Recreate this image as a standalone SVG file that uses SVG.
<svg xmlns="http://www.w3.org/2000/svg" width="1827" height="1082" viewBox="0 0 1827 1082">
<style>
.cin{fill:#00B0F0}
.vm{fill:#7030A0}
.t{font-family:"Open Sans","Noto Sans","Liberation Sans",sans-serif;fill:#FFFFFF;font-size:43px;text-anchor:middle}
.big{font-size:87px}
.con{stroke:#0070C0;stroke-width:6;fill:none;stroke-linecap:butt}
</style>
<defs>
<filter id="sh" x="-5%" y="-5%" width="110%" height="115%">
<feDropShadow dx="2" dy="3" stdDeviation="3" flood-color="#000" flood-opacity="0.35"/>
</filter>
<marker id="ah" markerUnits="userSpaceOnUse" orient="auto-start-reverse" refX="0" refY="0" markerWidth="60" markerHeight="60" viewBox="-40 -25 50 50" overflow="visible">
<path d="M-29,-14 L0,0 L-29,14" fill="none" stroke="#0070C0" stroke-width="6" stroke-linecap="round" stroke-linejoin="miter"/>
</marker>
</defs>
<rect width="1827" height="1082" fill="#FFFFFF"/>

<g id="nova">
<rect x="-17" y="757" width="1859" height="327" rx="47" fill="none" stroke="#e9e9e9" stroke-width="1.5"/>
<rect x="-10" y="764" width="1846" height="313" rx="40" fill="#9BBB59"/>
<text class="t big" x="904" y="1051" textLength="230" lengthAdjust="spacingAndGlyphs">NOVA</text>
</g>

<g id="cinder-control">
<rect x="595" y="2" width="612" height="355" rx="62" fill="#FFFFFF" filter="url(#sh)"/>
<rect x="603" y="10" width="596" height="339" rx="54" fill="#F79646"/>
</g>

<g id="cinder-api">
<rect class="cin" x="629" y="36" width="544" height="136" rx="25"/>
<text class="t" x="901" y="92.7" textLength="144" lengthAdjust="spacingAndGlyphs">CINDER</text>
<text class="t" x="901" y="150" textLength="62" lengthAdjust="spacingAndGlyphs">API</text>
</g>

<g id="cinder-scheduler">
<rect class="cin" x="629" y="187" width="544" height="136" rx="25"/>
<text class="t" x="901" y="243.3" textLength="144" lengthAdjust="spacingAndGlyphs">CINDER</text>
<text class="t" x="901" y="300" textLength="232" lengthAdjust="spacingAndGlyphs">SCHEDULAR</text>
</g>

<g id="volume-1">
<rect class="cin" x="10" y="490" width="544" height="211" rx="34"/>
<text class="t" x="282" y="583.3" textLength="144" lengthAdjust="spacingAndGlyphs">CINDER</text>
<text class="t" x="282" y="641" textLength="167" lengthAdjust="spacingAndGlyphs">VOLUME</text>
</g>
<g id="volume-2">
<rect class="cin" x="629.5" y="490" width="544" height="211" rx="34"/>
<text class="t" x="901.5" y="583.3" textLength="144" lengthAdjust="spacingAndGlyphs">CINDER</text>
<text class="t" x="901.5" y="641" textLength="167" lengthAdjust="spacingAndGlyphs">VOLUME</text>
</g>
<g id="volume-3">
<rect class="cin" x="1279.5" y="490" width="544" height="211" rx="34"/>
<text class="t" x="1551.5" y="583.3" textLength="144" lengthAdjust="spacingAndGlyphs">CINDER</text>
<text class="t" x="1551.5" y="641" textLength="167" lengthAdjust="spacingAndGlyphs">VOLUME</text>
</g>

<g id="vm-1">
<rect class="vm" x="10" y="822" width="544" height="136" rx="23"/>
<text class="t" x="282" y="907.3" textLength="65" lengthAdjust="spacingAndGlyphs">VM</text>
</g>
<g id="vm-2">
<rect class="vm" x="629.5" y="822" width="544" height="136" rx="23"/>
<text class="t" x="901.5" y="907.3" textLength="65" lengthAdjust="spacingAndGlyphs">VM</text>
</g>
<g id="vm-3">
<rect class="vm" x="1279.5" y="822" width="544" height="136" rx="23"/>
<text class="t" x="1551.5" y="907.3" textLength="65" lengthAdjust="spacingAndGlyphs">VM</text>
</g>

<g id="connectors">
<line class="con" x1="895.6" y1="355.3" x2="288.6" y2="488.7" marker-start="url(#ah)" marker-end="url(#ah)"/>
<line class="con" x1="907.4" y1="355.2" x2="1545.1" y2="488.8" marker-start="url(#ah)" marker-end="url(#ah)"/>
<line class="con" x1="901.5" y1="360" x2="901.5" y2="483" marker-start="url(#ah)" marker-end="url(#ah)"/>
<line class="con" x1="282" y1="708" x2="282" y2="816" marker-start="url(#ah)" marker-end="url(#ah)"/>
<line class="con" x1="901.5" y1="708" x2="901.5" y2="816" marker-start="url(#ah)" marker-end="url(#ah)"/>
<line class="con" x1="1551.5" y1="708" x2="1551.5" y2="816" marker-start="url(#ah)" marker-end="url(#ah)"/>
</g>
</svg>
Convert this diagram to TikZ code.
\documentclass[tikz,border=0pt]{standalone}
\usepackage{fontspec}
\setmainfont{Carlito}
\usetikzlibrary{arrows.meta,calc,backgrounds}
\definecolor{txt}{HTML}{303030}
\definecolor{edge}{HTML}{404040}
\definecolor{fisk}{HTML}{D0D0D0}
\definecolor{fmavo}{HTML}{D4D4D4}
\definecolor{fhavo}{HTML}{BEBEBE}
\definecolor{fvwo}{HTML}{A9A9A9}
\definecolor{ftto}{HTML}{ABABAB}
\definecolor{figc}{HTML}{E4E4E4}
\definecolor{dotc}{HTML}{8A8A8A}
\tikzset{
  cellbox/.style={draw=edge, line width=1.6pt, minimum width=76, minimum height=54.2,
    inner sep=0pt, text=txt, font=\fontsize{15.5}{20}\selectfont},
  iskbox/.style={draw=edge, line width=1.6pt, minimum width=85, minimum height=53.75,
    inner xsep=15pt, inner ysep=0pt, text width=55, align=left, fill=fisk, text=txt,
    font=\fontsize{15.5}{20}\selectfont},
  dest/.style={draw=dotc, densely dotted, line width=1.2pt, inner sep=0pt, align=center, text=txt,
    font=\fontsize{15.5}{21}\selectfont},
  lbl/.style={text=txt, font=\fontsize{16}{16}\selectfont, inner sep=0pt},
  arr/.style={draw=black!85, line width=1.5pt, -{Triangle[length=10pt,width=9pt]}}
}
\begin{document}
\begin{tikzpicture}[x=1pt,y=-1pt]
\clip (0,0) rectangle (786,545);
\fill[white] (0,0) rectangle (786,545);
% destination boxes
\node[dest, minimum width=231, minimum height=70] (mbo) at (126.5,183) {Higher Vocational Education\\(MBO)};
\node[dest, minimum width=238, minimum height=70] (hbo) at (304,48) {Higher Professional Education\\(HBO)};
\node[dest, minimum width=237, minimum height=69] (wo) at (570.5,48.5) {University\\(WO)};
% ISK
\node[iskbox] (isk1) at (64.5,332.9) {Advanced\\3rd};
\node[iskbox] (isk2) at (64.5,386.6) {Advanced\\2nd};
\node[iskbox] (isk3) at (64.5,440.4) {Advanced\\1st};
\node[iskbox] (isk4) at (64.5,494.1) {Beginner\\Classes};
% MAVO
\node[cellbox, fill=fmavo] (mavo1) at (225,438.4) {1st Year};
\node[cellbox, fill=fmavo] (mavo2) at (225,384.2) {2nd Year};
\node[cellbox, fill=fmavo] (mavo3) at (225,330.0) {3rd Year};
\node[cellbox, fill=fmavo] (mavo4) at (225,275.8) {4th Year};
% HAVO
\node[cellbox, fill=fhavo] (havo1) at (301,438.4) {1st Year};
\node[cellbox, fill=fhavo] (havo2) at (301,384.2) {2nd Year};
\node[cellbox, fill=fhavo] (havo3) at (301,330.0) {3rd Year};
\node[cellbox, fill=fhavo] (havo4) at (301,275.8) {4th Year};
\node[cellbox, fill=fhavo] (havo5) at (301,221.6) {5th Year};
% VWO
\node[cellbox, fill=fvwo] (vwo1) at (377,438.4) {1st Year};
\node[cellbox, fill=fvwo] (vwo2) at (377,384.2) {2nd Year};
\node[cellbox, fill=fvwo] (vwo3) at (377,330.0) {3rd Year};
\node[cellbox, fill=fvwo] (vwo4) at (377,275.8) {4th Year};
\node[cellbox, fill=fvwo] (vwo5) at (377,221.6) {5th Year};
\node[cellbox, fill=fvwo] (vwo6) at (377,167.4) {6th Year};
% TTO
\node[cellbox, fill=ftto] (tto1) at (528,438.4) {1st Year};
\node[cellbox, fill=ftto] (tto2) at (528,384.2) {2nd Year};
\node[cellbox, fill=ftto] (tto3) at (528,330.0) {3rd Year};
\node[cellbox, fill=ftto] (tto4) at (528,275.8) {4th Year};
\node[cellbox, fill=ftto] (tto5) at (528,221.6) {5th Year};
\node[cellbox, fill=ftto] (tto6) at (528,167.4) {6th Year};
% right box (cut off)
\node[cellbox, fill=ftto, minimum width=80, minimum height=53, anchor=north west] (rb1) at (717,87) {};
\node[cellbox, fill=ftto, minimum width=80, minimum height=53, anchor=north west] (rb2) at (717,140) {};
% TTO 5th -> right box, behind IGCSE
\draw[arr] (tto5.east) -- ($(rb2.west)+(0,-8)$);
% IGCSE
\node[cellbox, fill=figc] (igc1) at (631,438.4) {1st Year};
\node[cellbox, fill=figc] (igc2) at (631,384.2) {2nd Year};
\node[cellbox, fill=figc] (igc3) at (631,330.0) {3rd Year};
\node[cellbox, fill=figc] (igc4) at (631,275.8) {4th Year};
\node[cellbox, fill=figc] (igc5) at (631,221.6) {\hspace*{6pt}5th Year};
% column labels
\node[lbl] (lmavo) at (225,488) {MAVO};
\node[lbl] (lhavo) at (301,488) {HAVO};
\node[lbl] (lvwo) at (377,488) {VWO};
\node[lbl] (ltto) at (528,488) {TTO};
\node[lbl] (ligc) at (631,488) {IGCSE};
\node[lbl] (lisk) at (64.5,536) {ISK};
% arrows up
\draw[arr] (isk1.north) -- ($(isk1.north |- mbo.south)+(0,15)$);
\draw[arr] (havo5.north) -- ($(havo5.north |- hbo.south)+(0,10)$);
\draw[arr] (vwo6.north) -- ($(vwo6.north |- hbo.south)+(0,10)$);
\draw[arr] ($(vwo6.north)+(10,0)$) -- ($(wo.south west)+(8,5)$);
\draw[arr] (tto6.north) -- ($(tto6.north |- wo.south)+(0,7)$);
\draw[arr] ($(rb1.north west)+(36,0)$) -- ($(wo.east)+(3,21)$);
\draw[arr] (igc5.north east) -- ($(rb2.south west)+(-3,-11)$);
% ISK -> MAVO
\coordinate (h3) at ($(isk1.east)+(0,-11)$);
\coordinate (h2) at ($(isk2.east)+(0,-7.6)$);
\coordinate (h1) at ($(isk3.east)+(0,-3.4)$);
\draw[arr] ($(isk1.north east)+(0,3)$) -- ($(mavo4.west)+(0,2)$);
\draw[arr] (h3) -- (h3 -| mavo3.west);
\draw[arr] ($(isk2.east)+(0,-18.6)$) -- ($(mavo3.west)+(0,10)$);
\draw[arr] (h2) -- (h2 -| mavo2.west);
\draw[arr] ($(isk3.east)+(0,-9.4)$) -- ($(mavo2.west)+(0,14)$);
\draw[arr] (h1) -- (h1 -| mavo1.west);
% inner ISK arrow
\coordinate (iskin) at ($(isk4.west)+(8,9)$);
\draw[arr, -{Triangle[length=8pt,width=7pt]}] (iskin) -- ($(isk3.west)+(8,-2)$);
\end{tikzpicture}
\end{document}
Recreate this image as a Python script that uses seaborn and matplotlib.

◆ ◆ ◆ ◆ ◆

→ PROBLEM TO SOLVE
Scan the material and collect every line that contains "image".

→ WRITTEN RESPONSE
Recreate this image as a standalone SVG file that uses SVG.
Recreate this image as a Python script that uses seaborn and matplotlib.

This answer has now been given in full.